ADDITIONAL CONSIDERATIONS
This analysis assesses the impact of the Los Angeles wildfires on immigrant communities who have lived, worked, and/or will work in the fire-affected areas. Several of the reviewed articles and data briefs also identified several ways that immigrants, undocumented populations in particular, will be adversely affected by the Los Angeles Fires and recovery efforts. These reports highlight the need for additional support for immigrant communities to ensure worker protections in environmentally hazardous conditions, language assistance, and access to government emergency aid.

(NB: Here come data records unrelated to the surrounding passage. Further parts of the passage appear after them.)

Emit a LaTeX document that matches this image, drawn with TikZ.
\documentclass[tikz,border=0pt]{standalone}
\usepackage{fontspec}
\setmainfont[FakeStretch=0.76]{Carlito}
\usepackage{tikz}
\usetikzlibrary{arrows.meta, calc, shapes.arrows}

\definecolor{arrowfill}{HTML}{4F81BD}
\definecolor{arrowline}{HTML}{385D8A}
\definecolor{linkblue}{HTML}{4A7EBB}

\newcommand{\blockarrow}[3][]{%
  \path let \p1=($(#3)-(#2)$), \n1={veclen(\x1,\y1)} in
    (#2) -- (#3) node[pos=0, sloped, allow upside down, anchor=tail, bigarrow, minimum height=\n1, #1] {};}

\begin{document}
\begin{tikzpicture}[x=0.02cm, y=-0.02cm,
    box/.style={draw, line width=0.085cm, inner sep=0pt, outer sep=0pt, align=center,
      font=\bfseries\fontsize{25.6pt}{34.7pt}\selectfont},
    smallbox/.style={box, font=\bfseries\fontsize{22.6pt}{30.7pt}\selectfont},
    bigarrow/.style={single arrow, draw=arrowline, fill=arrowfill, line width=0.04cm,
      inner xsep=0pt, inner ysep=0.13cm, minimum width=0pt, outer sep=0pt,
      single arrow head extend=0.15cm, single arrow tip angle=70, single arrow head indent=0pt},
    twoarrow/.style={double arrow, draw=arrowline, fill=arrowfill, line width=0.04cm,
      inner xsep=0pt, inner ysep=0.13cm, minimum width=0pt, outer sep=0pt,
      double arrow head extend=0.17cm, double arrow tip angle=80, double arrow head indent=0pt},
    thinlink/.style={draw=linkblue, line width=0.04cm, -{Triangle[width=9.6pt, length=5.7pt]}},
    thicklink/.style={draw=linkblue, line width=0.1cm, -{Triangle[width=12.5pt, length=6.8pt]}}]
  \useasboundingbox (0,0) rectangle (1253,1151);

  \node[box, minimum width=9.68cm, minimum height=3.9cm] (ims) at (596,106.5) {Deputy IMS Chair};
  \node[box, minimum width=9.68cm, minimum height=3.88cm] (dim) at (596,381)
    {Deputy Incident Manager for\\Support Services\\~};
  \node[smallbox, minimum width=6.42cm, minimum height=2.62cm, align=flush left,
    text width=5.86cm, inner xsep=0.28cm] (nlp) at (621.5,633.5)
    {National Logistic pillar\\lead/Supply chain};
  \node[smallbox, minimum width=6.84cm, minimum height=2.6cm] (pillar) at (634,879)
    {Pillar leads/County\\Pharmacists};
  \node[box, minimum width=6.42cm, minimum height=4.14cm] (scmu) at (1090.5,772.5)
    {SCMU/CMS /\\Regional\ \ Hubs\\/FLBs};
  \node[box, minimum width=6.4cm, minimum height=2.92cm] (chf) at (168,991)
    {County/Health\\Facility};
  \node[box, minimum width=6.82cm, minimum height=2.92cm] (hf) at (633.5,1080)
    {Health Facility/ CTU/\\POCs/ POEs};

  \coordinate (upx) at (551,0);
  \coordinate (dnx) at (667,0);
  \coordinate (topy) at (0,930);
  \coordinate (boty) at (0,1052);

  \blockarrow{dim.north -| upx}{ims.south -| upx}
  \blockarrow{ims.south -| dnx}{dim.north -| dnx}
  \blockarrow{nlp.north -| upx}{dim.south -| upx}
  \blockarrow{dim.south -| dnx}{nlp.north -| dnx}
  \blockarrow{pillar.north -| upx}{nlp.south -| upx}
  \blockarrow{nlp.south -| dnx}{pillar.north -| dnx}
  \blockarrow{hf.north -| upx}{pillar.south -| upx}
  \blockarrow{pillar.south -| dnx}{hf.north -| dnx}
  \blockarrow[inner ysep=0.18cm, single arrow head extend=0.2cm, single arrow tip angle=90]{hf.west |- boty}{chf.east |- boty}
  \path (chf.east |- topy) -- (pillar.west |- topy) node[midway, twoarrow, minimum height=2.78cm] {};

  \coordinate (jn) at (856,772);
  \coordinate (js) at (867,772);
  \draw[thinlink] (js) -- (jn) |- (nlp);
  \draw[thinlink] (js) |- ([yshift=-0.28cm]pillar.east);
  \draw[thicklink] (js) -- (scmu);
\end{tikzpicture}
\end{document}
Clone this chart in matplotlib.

Several of the reviewed articles examined the impact of the Los Angeles wildfires, including wildfire smoke, on Farmworkers in northern Los Angeles and Ventura Counties. These articles documented how over 40,000 farmworkers, many of whom are immigrants, continued to work through smoky, unhealthy air conditions and received little to no protective equipment. Another report, published by UCLA researchers, AAPI Equity Alliance, and the California Commission on Asian and Pacific Islander American, found that language accessibility to critical information and services, such as emergency notification, evacuation orders, and recovery materials, to be a critical challenge faced by over 12,000 Asian immigrants who resided within the evacuation zone. Several of the reports (e.g., Pech et al., 2025; Shah & Schneid 2025; Singh 2025; Reyes-Velarde 2025) highlighted how undocumented status, in a relatively hostile national political terrain that demonizes immigrants, bars undocumented immigrants from federal disaster aid (e.g. FEMA) and discourages them from seeking government assistance, making undocumented immigrants more vulnerable to long-term hardships in recovery efforts.
CONCLUSION
This assessment of the Los Angeles wildfires’ impact on immigrant communities, including undocumented workers, rely on a review of recent articles, data briefs, and reports to build an understanding of how immigrant populations working and/or living in the fire-affected areas were and will continue to be impacted, particularly those who are undocumented. Given the limited data that explicitly quantify the number of undocumented workers residing or employed in the fire-affected regions and the extent of this impact in terms of jobs and wages lost, this analysis focuses on available data and reporting to approximate the impact through the lens of particular industries and qualitative accounts. At the core, this analysis argues that immigrant laborers, undocumented workers in particular, comprise significant workforces across the fire-affected areas and are expected to comprise an important share of workforces throughout recovery efforts. Undocumented immigrants are particularly vulnerable to the economic adversity created by these fires. This critical vulnerability is manufactured by existing systems and measures that limit their access to important resources because of their precarious status, including policies that make undocumented immigrants ineligible for federal emergency relief and adequate protection against exploitation and environmental hazards throughout disaster and recovery stages. This vulnerability highlights the severity and urgency of gathering more precise data to help assess the disproportionate impact of the Los Angeles fires, as well as the subsequent needs of undocumented workers and mixed-status families who may struggle to recover without adequate resources and government aid. Further research should focus on assessing not only the material needs of these workers and their families but also understanding the adverse social-psychological impact of these fires in a particularly hostile national political climate that villainizes immigrants. Remedying these elements will require creative and innovative policy solutions, informed directly through engagement with workers and advocates who have been mobilizing to document and remedy the adverse and disproportionate impacts of the fires on Los Angeles’s undocumented immigrant community.